When President Obama took office, he immediately promised to have the most transparent administration in history. In many important ways, he has betrayed that promise. But in one area — spending — the stimulus bill he pushed through could have a long-term effect of vastly increased transparency and accountability. Ryan Holywell explains why:
But there is one area where the legislation has had a definitive effect, one clear impact that transcends politics and is almost universally acknowledged: The stimulus has done more to promote transparency at almost all levels of government than any piece of legislation in recent memory. Many states launched or enhanced their open government initiatives around the same time as the stimulus, drawing on both the lessons learned and technical know-how they developed as they implemented the heightened federal reporting requirements that came with ARRA. It’s an impact that seems to excite watchdogs and wonks more than the politicians who bicker over the economic impact of the spending.

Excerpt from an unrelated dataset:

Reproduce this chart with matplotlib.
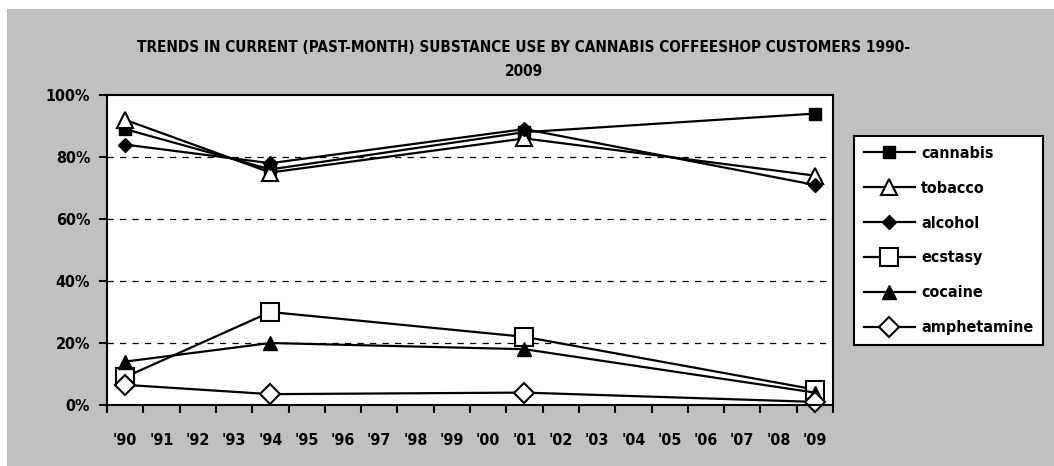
import matplotlib
matplotlib.use("Agg")
import matplotlib.pyplot as plt
from matplotlib.patches import Rectangle
from matplotlib import font_manager as fm

# prefer a condensed face if one is installed
cands = [f for f in fm.fontManager.ttflist if ('Narrow' in f.name or 'Condensed' in f.name or 'ondensed' in str(f.stretch))]
print(sorted(set((f.name, f.style, f.weight, f.stretch) for f in cands)))

plt.rcParams['font.family'] = ['DejaVu Sans']
plt.rcParams['font.weight'] = 'bold'
plt.rcParams['font.stretch'] = 'condensed'

year_labels = ["'90", "'91", "'92", "'93", "'94", "'95", "'96", "'97", "'98", "'99",
               "'00", "'01", "'02", "'03", "'04", "'05", "'06", "'07", "'08", "'09"]
survey_idx = [0, 4, 11, 19]  # '90, '94, '01, '09

cannabis = [89, 76, 88, 94]
tobacco = [92, 75, 86, 74]
alcohol = [84, 78, 89, 71]
ecstasy = [9, 30, 22, 5]
cocaine = [14, 20, 18, 4]
amphetamine = [6.5, 3.5, 4, 1]

series = [
    ("cannabis", cannabis, dict(marker='s', ms=9, mfc='black', mec='black')),
    ("tobacco", tobacco, dict(marker='^', ms=11, mfc='white', mec='black', mew=1.5)),
    ("alcohol", alcohol, dict(marker='D', ms=7, mfc='black', mec='black')),
    ("ecstasy", ecstasy, dict(marker='s', ms=13, mfc='white', mec='black', mew=1.5)),
    ("cocaine", cocaine, dict(marker='^', ms=10, mfc='black', mec='black')),
    ("amphetamine", amphetamine, dict(marker='D', ms=10, mfc='white', mec='black', mew=1.5)),
]

W, H = 1054, 466
fig = plt.figure(figsize=(W / 100, H / 100), dpi=100)
fig.patch.set_facecolor('white')
fig.patches.append(Rectangle((7 / W, 0), 1 - 7 / W, 1 - 9 / H, transform=fig.transFigure,
                             facecolor='#c0c0c0', edgecolor='none', zorder=-10))

ax = fig.add_axes([107 / W, (H - 405) / H, 726 / W, 310 / H])
ax.set_facecolor('white')

xs = [i + 0.5 for i in survey_idx]
for name, vals, st in series:
    ax.plot(xs, vals, color='black', lw=1.6, label=name, clip_on=False, **st)

ax.set_xlim(0, 20)
ax.set_ylim(0, 100)
ax.set_yticks([0, 20, 40, 60, 80, 100])
ax.set_yticklabels(['0%', '20%', '40%', '60%', '80%', '100%'], fontsize=11.5, fontweight='bold')
ax.set_xticks(range(21))
ax.set_xticklabels([])
ax.set_xticks([i + 0.5 for i in range(20)], minor=True)
ax.set_xticklabels(year_labels, minor=True, fontsize=11.5, fontweight='bold')
ax.tick_params(axis='x', which='major', direction='out', length=6, width=1.5)
ax.tick_params(axis='x', which='minor', length=0, pad=20)
ax.tick_params(axis='y', direction='out', length=6, width=1.5, pad=6)
for y in [20, 40, 60, 80]:
    ax.axhline(y, color='black', lw=0.9, ls=(0, (5, 5)), zorder=0)
for s in ax.spines.values():
    s.set_linewidth(1.5)

fig.text(0.497, 1 - 40 / H, "TRENDS IN CURRENT (PAST-MONTH) SUBSTANCE USE BY CANNABIS COFFEESHOP CUSTOMERS 1990-\n2009",
         ha='center', va='top', fontsize=11, fontweight='bold', linespacing=1.75)

leg = fig.legend(loc='upper left', bbox_to_anchor=(854 / W, 1 - 136 / H), bbox_transform=fig.transFigure,
                 frameon=True, fancybox=False, edgecolor='black', facecolor='white', framealpha=1,
                 fontsize=11.5, handlelength=3.2, labelspacing=1.25, borderpad=0.6, handletextpad=0.4,
                 borderaxespad=0)
leg.get_frame().set_linewidth(1.5)
for t in leg.get_texts():
    t.set_fontweight('bold')

fig.savefig('out.png', dpi=100, facecolor=fig.get_facecolor())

Now, administration officials, members of Congress and state lawmakers are all crafting plans to build on the historic levels of transparency the legislation helped spur. Three years after the Recovery Act was passed, “we’re in a position to move forward,” says Michael Bird, senior federal affairs counsel with the National Conference of State Legislatures. “It will be legacy legislation.”
When the stimulus was signed into law in early 2009, one of the biggest tasks its architects faced was designing the reporting requirements for fund recipients. Getting those right was critical: The programs funded by the multibillion-dollar legislation would have been seriously undermined by significant fraud. Ultimately, states and localities that received stimulus funds were required to complete reports containing 99 fields of information, ranging from basic descriptions of ARRA-funded projects to detailed data on expenditures. Notably, the federal government also gained access to data from “sub-recipients,” such as contractors and even subcontractors that performed stimulus-funded work. Transparency legislation passed by Congress in 2006 already mandated that type of data; prior to the stimulus, however, it had widely been ignored.
The unprecedented level of data allowed the feds to do two important things. First, the public-facing transparency Web portal, Recovery.gov, offered taxpayers a way to see how the federal funding was used, nearly in real time. Second, the data was used to power the Recovery Operations Center, better known as the ROC, which has been widely praised for preventing fraudulent use of stimulus funds. The reporting requirements driving both efforts were developed quickly — some state-level critics say hastily — but by most counts were effective at providing the level of transparency that the stimulus’ architects sought. Some critics have quibbles: They say the program hasn’t done an effective job linking performance metrics with spending data, and it’s difficult to determine the quality of the jobs the stimulus created. But the efforts far surpassed anything the feds had done in the past.
Equally as important, it’s increased the demand for more transparency:
The stimulus’ greatest legacy actually may be the demand for transparency it created across levels of government, especially at the state level, where officials are developing increasingly sophisticated transparency portals. “It definitely pulled some states forward,” says Kristin McMurray, managing editor of Sunshine Review, a website that evaluates state and local transparency sites. In 2010, the year after the stimulus was created, at least 14 states built transparency sites or made big improvements to their existing sites, according to research by Phineas Baxandall, a senior analyst with U.S. Public Interest Research Groups (PIRG), which publishes a widely read annual report rating each state’s transparency initiatives. All totaled, 40 states now have transparency websites that provide checkbook-level information on government spending. “I think the stimulus requirements set a new standard for states,” Baxandall says. “A lot of what states started doing was really mimicking what they had done with their stimulus transparency.”
This is one of the most important things the internet has allowed. Information that would have taken a great deal of time and effort even for a committed investigative journalist 25 years ago is now available in seconds to anyone who wants to see it.